Image grabbed from Manly Guys doing Manly Things.

I think there are two alternative paths that could lead towards better ways out of the Valley.

The first is obvious: don't even try climbing the difficult side.  Use our wide range of tools, talent and technology to make something you would never see in real world - like a stylized illustration come to life.  We are much better as humans in finding appeal in the fantastic than we are at forgiving flaws in the realistic.  In the 80s, tech limitations forced stylization.  Now, stylization is a choice worth making.
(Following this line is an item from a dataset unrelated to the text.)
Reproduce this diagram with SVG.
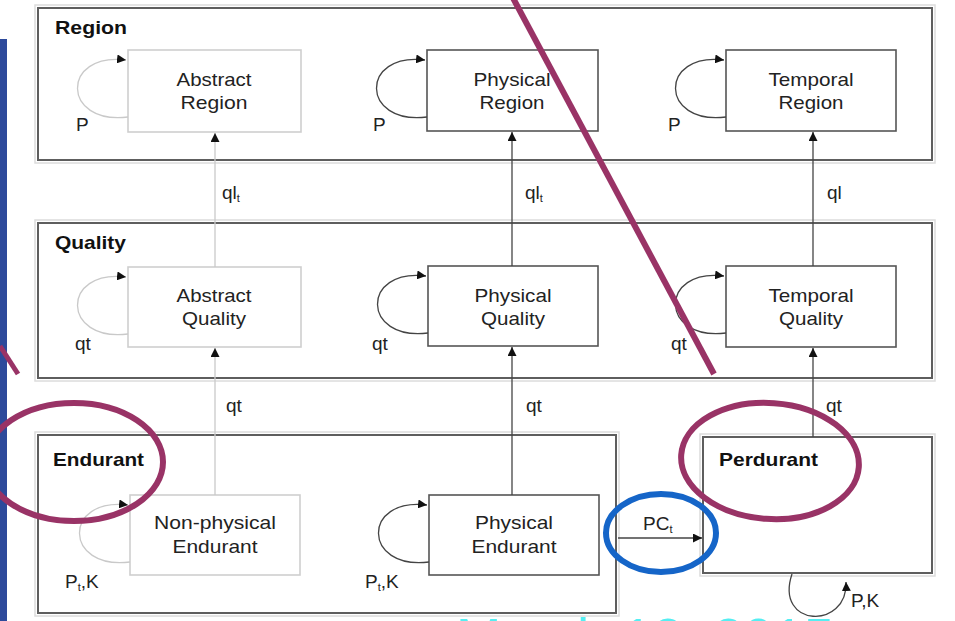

The second comes from thinking how film captures appealing character.  Humans are not very sensitive to temporal gaps in what we see and so flashing a moving picture 24 times a second is not distracting and has been used for over a century in the cinema.  We also know that a film of a good actor can be incredibly appealing.  So what if instead of capturing high resolution scans of static poses, we scan actors as they act at around 30 times per second.  There's already promising tech going in this direction coming out of teams like 8i.com, Uncorporeal, and Microsoft Research.


We can then play that 3D capture back at 30 poses per second without needing any blending for the in between frames, even if the game is rendering at 60 or 90 fps.  Where this becomes a problem is that game developers like a simplified model, usually in the form of a joint hierarchy.  With a simplified model, developers can drive a character that can be affected by interactive input, like when the player hits the "jump" button.  Furthermore, the joint hierarchy is a good way to compress movement data so you don't need to download 1TB of data to see a cutscene.

But I think these are the problems worth working on.  Instead of finding a way to fabricate acting with an algorithm, even if that algorithm is fed by scans and motion capture, find algorithms that solve the problems of using dynamically scanned acting.

Stop struggling to climb out of the Uncanny Valley on the hard side.  We should either walk back up the easier side towards more stylized characters, or avoid falling into the Valley all together by finding better ways to record actors in 3D.  In the latter case, the problems worth solving are around interactivity and compression, problems better solved with a computer anyways.